Published articles
Debunking Multiform Dimensionality: many, Romance tant-PL, & morpho-syntactic opacity (with Luis Miguel Toquero Pérez). Proceedings of SALT 32. 2022.
The interpretation of ‘much/many’ has been argued to be regulated by Uniform Dimensionality (Hackl 2000; Solt 2009): ‘much’ is underspecified but ‘many’ encodes cardinality. However, given some data where ‘many’ denotes ‘volume’, Snyder (2021) proposes the need for Multiform Dimensionality: both ‘much’ and ‘many’ are underspecifed. After reviewing the English data, and in light of novel cross-linguistic data, we argue that neither generalization is fully accurate. Instead, following Wellwood (2015, 2018), we argue for an alternative, Abstract Uniform Dimensionality, which we propose to be universal: MUCH always measures cardinality when it scopes over semantically interpretable plural. We derive the universal by proposing that MUCH can occupy different positions in the NP, only one of which has semantic plural in its scope. Variation is thus not semantic, but morpho-syntactic.
Under review
Blok-Esakia Theorems via Stable Canonical Rules (with Nick Bezhanishvili). Journal of Symbolic Logic. Conditionally accepted.
We present a new uniform method for studying modal companions of superintuitionistic rule systems and related notions, based on the machinery of stable canonical rules. Using this method, we obtain alternative proofs of the Blok-Esakia theorem and of the Dummett-Lemmon conjecture for rule systems. Since stable canonical rules may be developed for any rule system admitting filtration, our method generalizes smoothly to richer signatures. Using essentially the same argument, we obtain a proof of an analogue of the Blok-Esakia theorem for bi-superintuitionistic and tense rule systems, and of the Kuznetsov-Muravitsky isomorphism between rule systems extending the modal intuitionistic logic $\logic{KM}$ and modal rule systems extending the provability logic $\logic{GL}$. In addition, our proof of the Dummett-Lemmon conjecture also generalizes to the bi-superintuitionistic and tense cases.
Work in progress
Quantificationalism. (Email for draft)
Temporalism is the view that some true propositions used to be false or will become false. For example, the proposition that Gavin Newsom is the governor of California is true, but used to be false in the 80s. Analogously, Modalism is the view that some true propositions could have been false. The true proposition that Gavin Newsom is the governor of California could have been false if the 2021 California gubernatorial recall election had gone another way.

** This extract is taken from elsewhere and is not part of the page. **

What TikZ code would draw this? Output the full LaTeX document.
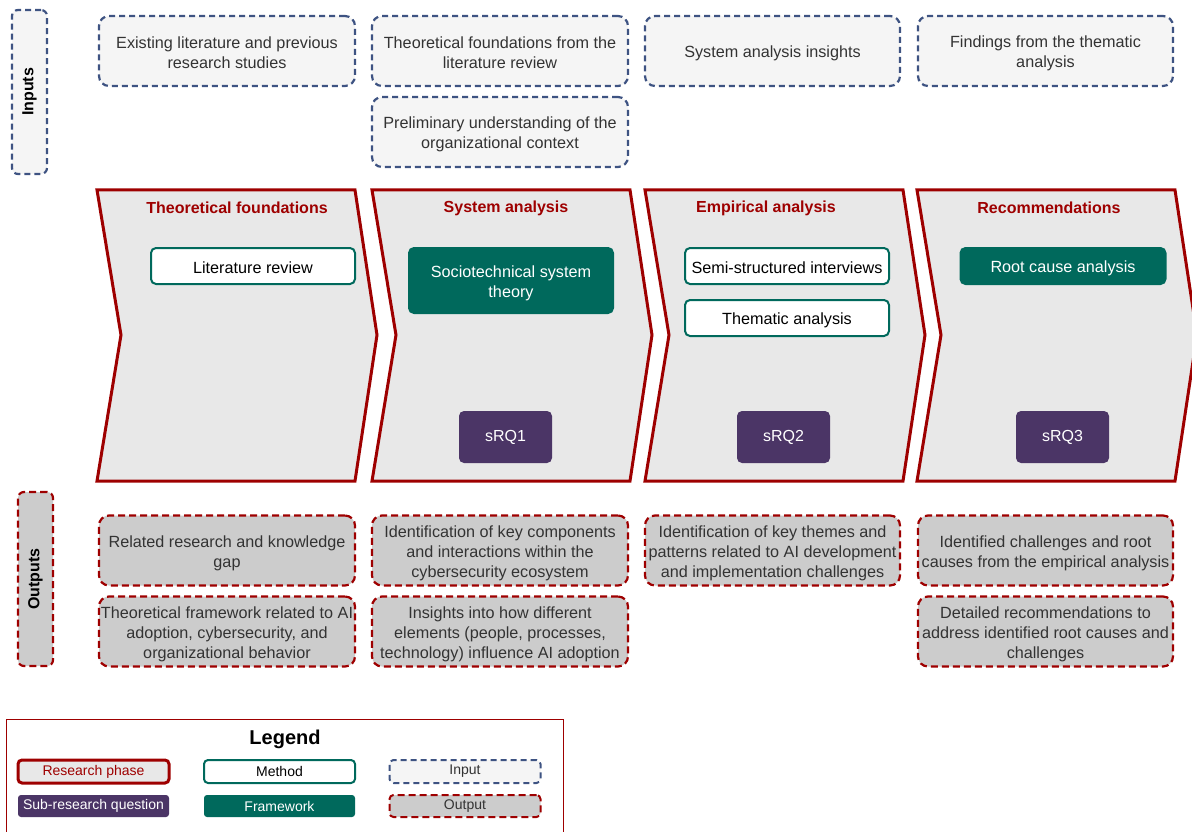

I introduce a thesis that is to quantification what Temporalism and Modalism are to time and modality respectively. It is the thesis that some true propositions are false at or relative to some domains of quantifications. I call this view Quantificationalism.
After presenting a programmatic picture of possible applications of Quantificationalism, I present various higher-order logics in which Quantificationalism can be precisely formulated and shown to be consistent. These logics can be given a semantics extending Bacon’s (2019) framework of substitution structures. I apply the resulting framework to formulate and study various notions of philosophical interest.
Metaphysical Predicativity and Intensional Paradoxes. (In preparation)
I defend a novel solution to Prior’s paradox based on the idea that only predicative propositions exist. An impredicative proposition is one that quantifies over a domain that includes that very proposition. The proposition that everything Alice says at t is false is impredicative when said by Alice at t, since it quantifies over the domain of propositions said by Alice at t. The notion of an impredicative proposition is made precise in the setting of Quantificationalism, the view that propositions can be true or false at or relative to domains of quantification.